Problem to work on> Exactly retype the lines from the top of the data through the line containing "(newpop) at (89.5,433)", leaving out every picture.

(Collected data entries)
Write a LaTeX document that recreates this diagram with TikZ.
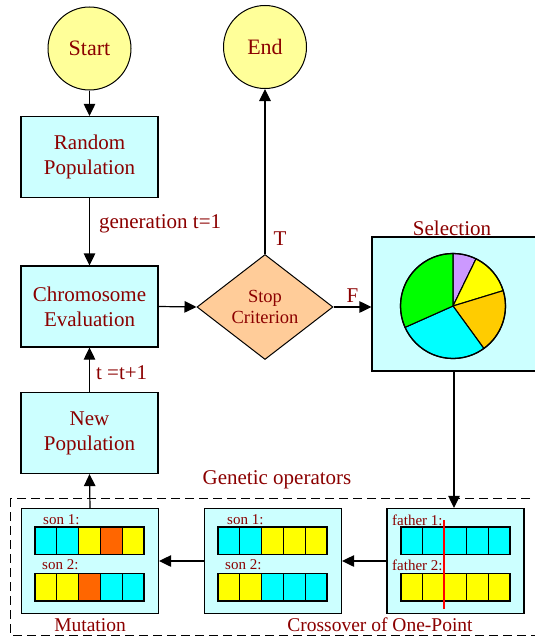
\documentclass[tikz,border=0pt]{standalone}
\usepackage{fontspec}
\setmainfont{Liberation Serif}
\usetikzlibrary{arrows.meta,shapes.geometric}
\definecolor{boxfill}{HTML}{CCFFFF}
\definecolor{circfill}{HTML}{FFFF99}
\definecolor{diafill}{HTML}{FFCC99}
\definecolor{txt}{HTML}{8B0000}
\definecolor{gcyan}{HTML}{00FFFF}
\definecolor{gyellow}{HTML}{FFFF00}
\definecolor{gorange}{HTML}{FF6600}
\definecolor{pgold}{HTML}{FFCC00}
\definecolor{ppurple}{HTML}{CC99FF}
\definecolor{pgreen}{HTML}{00FF00}
\newcommand\generow[3]{%
  \foreach \cc [count=\ii from 0] in {#3}
    \filldraw[fill=\cc, line width=1.1pt] (#1+\ii*21.8,#2) rectangle ++(21.8,27.5);
}
\newcommand\pieslice[3]{%
  \filldraw[fill=#1, line width=1.1pt] (pc) -- ++(#2:52.5) arc[start angle=#2,end angle=#3,radius=52.5] -- cycle;
}
\begin{document}
\begin{tikzpicture}[x=1pt,y=-1pt,
  proc/.style={draw, line width=1.2pt, fill=boxfill, minimum width=137pt, minimum height=81pt,
    align=center, text=txt, font=\fontsize{21}{25}\selectfont, inner sep=0pt},
  term/.style={circle, draw, line width=1pt, fill=circfill, minimum size=83pt,
    text=txt, font=\fontsize{22}{25}\selectfont, inner sep=0pt},
  opbox/.style={draw, line width=1.2pt, fill=boxfill, minimum width=137pt, minimum height=105pt, inner sep=0pt},
  flow/.style={line width=1.2pt, -{Triangle[length=12pt,width=11.5pt]}},
  lbl/.style={text=txt, font=\fontsize{21}{25}\selectfont, inner sep=0pt},
  small/.style={text=txt, font=\fontsize{15}{17}\selectfont, inner sep=0pt, anchor=west},
  oplbl/.style={text=txt, font=\fontsize{19.5}{22}\selectfont, inner sep=0pt}]
\useasboundingbox (0,0) rectangle (535,637);
\clip (0,0) rectangle (535,637);

% terminals
\node[term] (start) at (89.5,48.5) {Start};
\node[term] (end) at (265,47) {End};

% process boxes
\node[proc] (rand) at (89.5,157) {Random\\Population};
\node[proc] (chrom) at (89.5,306.5) {Chromosome\\Evaluation};
\node[proc] (newpop) at (89.5,433) {New\\Population};

% decision
\node[diamond, draw, line width=1pt, fill=diafill, aspect=1.3, minimum width=136pt, minimum height=105pt,
  inner sep=0pt, align=center, text=txt, font=\fontsize{18.5}{21.5}\selectfont] (dia) at (265,307) {Stop\\Criterion};

% selection box
\node[draw, line width=1.2pt, fill=boxfill, minimum width=178pt, minimum height=134pt, inner sep=0pt] (sel) at (461,304) {};
\node[lbl] (seltxt) at (452,228) {Selection};
\coordinate (pc) at (453,306);
% y axis is flipped: angles are negated
\pieslice{ppurple}{-90}{-64}
\pieslice{gyellow}{-64}{-17}
\pieslice{pgold}{-17}{54}
\pieslice{gcyan}{54}{156}
\pieslice{pgreen}{156}{270}
\draw[line width=1.3pt] (pc) circle[radius=52.5];

% genetic operators
\node[lbl] (gentxt) at (277,480) {Genetic operators};
\draw[dashed, dash pattern=on 9pt off 5pt, line width=1pt] (10,498) rectangle (560,635);

\node[opbox] (mut) at (90,561) {};
\node[opbox] (cross) at (273,561) {};
\node[opbox] (father) at (455.5,561) {};

\node[small] (m1) at (43,520) {son 1:};
\node[small] (m2) at (42,565) {son 2:};
\generow{35}{527}{gcyan,gcyan,gyellow,gorange,gyellow}
\generow{35}{573.5}{gyellow,gyellow,gorange,gcyan,gcyan}

\node[small] (c1) at (227,520) {son 1:};
\node[small] (c2) at (225,565) {son 2:};
\generow{218}{527}{gcyan,gcyan,gyellow,gyellow,gyellow}
\generow{218}{573.5}{gyellow,gyellow,gcyan,gcyan,gcyan}

\node[small] (f1) at (392,520) {father 1:};
\node[small] (f2) at (392,565) {father 2:};
\generow{401}{527}{gcyan,gcyan,gcyan,gcyan,gcyan}
\generow{401}{573.5}{gyellow,gyellow,gyellow,gyellow,gyellow}
\draw[red, line width=1.6pt] (444,520) -- (444,609);

\node[oplbl] (mutlbl) at (90,625) {Mutation};
\node[oplbl] (crosslbl) at (380,625) {Crossover of One-Point};

% connectors
\draw[flow] (start) -- (rand);
\draw[flow] (rand) -- node[lbl, anchor=west, xshift=9pt, yshift=8pt] (gen) {generation t=1} (chrom);
\draw[flow] (chrom.east) -- (dia.west);
\draw[flow] (dia.east) -- node[lbl, anchor=south, yshift=4pt] (flbl) {F} (dia.east -| sel.west);
\draw[flow] (dia.north) -- (end.south);
\node[lbl] (tlbl) at (280,239) {T};
\draw[flow] (newpop) -- node[lbl, anchor=west, xshift=6pt, yshift=-3pt] (tinc) {t =t+1} (chrom);
\draw[flow] (mut.north) -- (newpop.south);
\draw[flow] (454,371) -- (father.north -| 454,0);
\draw[flow] (father.west) -- (cross.east);
\draw[flow] (cross.west) -- (mut.east);
\end{tikzpicture}
\end{document}
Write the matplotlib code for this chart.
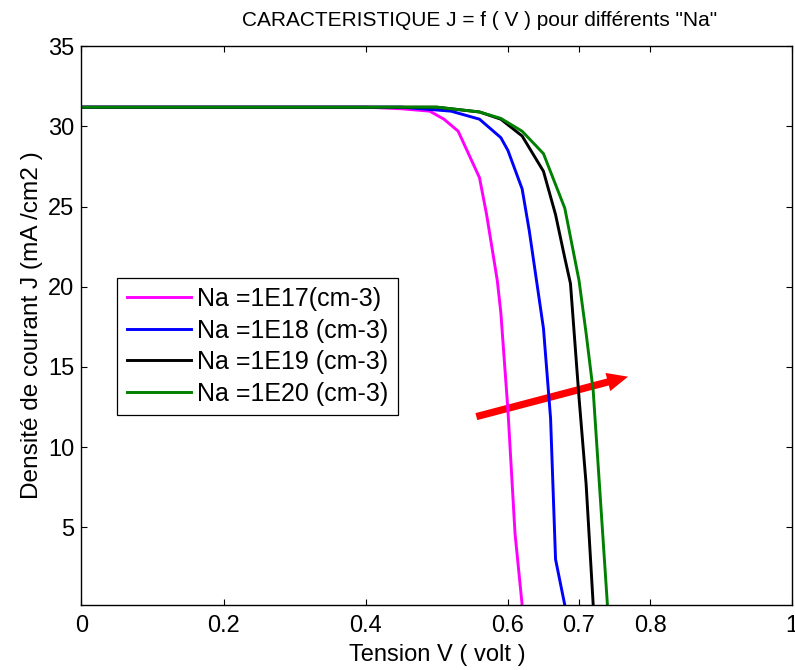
import matplotlib
matplotlib.use("Agg")
import matplotlib.pyplot as plt
from matplotlib.patches import FancyArrowPatch

plt.rcParams['font.family'] = ['Liberation Sans', 'DejaVu Sans']

# Data
v_17 = [0, 0.40, 0.45, 0.49, 0.51, 0.53, 0.56, 0.57, 0.585, 0.59, 0.60, 0.61, 0.62]
j_17 = [31.2, 31.2, 31.1, 30.95, 30.45, 29.7, 26.8, 24.5, 20.4, 18.4, 12.3, 4.6, 0.15]

v_18 = [0, 0.45, 0.52, 0.56, 0.59, 0.60, 0.62, 0.63, 0.65, 0.66, 0.667, 0.68]
j_18 = [31.2, 31.2, 30.95, 30.45, 29.3, 28.5, 26.1, 23.5, 17.4, 11.8, 3.0, 0.15]

v_19 = [0, 0.50, 0.56, 0.59, 0.62, 0.65, 0.667, 0.68, 0.688, 0.70, 0.71, 0.72]
j_19 = [31.2, 31.2, 30.9, 30.45, 29.4, 27.2, 24.5, 21.8, 20.2, 13.1, 7.7, 0.15]

v_20 = [0, 0.50, 0.56, 0.59, 0.62, 0.65, 0.68, 0.70, 0.71, 0.72, 0.74]
j_20 = [31.2, 31.2, 30.9, 30.5, 29.7, 28.3, 24.9, 20.4, 17.1, 13.5, 0.15]

labels = ['Na =1E17(cm-3)', 'Na =1E18 (cm-3)', 'Na =1E19 (cm-3)', 'Na =1E20 (cm-3)']
colors = ['#ff00ff', '#0000ff', '#000000', '#008000']

x_ticks = [0, 0.2, 0.4, 0.6, 0.7, 0.8, 1]
x_ticklabels = ['0', '0.2', '0.4', '0.6', '0.7', '0.8', '1']
y_ticks = [5, 10, 15, 20, 25, 30, 35]

arrow_start = (0.5556, 11.9)
arrow_end = (0.769, 14.39)

fig = plt.figure(figsize=(7.95, 6.70), dpi=100)
ax = fig.add_axes([0.1025, 0.097, 0.894, 0.834])

for v, j, lab, c in zip([v_17, v_18, v_19, v_20], [j_17, j_18, j_19, j_20], labels, colors):
    ax.plot(v, j, color=c, lw=2.1, label=lab)

arrow = FancyArrowPatch(arrow_start, arrow_end,
                        arrowstyle='simple,head_length=1.5,head_width=1.35,tail_width=0.52',
                        mutation_scale=10, color='#ff0000', shrinkA=0, shrinkB=0, lw=0)
ax.add_patch(arrow)

ax.set_xlim(0, 1)
ax.set_ylim(0.15, 35)
ax.set_xticks(x_ticks)
ax.set_xticklabels(x_ticklabels)
ax.set_yticks(y_ticks)
ax.tick_params(direction='in', length=4, width=0.8, top=True, right=True, labelsize=17)
ax.tick_params(axis='x', pad=7)
ax.tick_params(axis='y', pad=5)
for s in ax.spines.values():
    s.set_linewidth(1.0)

ax.set_title('CARACTERISTIQUE J = f ( V ) pour différents "Na"', fontsize=15, pad=14.5, x=0.56)
ax.set_xlabel('Tension V ( volt )', fontsize=17, labelpad=5)
ax.set_ylabel('Densité de courant J (mA /cm2 )', fontsize=17.6, labelpad=4)

leg = ax.legend(loc='upper left', bbox_to_anchor=(0.0506, 0.586), fontsize=18,
                handlelength=2.55, fancybox=False, framealpha=1, edgecolor='black',
                borderpad=0.38, labelspacing=0.3, handletextpad=0.25, borderaxespad=0)
leg.get_frame().set_linewidth(0.9)

fig.savefig('out.png', dpi=100)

Output for this task>
Write a LaTeX document that recreates this diagram with TikZ.
\documentclass[tikz,border=0pt]{standalone}
\usepackage{fontspec}
\setmainfont{Liberation Serif}
\usetikzlibrary{arrows.meta,shapes.geometric}
\definecolor{boxfill}{HTML}{CCFFFF}
\definecolor{circfill}{HTML}{FFFF99}
\definecolor{diafill}{HTML}{FFCC99}
\definecolor{txt}{HTML}{8B0000}
\definecolor{gcyan}{HTML}{00FFFF}
\definecolor{gyellow}{HTML}{FFFF00}
\definecolor{gorange}{HTML}{FF6600}
\definecolor{pgold}{HTML}{FFCC00}
\definecolor{ppurple}{HTML}{CC99FF}
\definecolor{pgreen}{HTML}{00FF00}
\newcommand\generow[3]{%
  \foreach \cc [count=\ii from 0] in {#3}
    \filldraw[fill=\cc, line width=1.1pt] (#1+\ii*21.8,#2) rectangle ++(21.8,27.5);
}
\newcommand\pieslice[3]{%
  \filldraw[fill=#1, line width=1.1pt] (pc) -- ++(#2:52.5) arc[start angle=#2,end angle=#3,radius=52.5] -- cycle;
}
\begin{document}
\begin{tikzpicture}[x=1pt,y=-1pt,
  proc/.style={draw, line width=1.2pt, fill=boxfill, minimum width=137pt, minimum height=81pt,
    align=center, text=txt, font=\fontsize{21}{25}\selectfont, inner sep=0pt},
  term/.style={circle, draw, line width=1pt, fill=circfill, minimum size=83pt,
    text=txt, font=\fontsize{22}{25}\selectfont, inner sep=0pt},
  opbox/.style={draw, line width=1.2pt, fill=boxfill, minimum width=137pt, minimum height=105pt, inner sep=0pt},
  flow/.style={line width=1.2pt, -{Triangle[length=12pt,width=11.5pt]}},
  lbl/.style={text=txt, font=\fontsize{21}{25}\selectfont, inner sep=0pt},
  small/.style={text=txt, font=\fontsize{15}{17}\selectfont, inner sep=0pt, anchor=west},
  oplbl/.style={text=txt, font=\fontsize{19.5}{22}\selectfont, inner sep=0pt}]
\useasboundingbox (0,0) rectangle (535,637);
\clip (0,0) rectangle (535,637);

% terminals
\node[term] (start) at (89.5,48.5) {Start};
\node[term] (end) at (265,47) {End};

% process boxes
\node[proc] (rand) at (89.5,157) {Random\\Population};
\node[proc] (chrom) at (89.5,306.5) {Chromosome\\Evaluation};
\node[proc] (newpop) at (89.5,433) {New\\Population};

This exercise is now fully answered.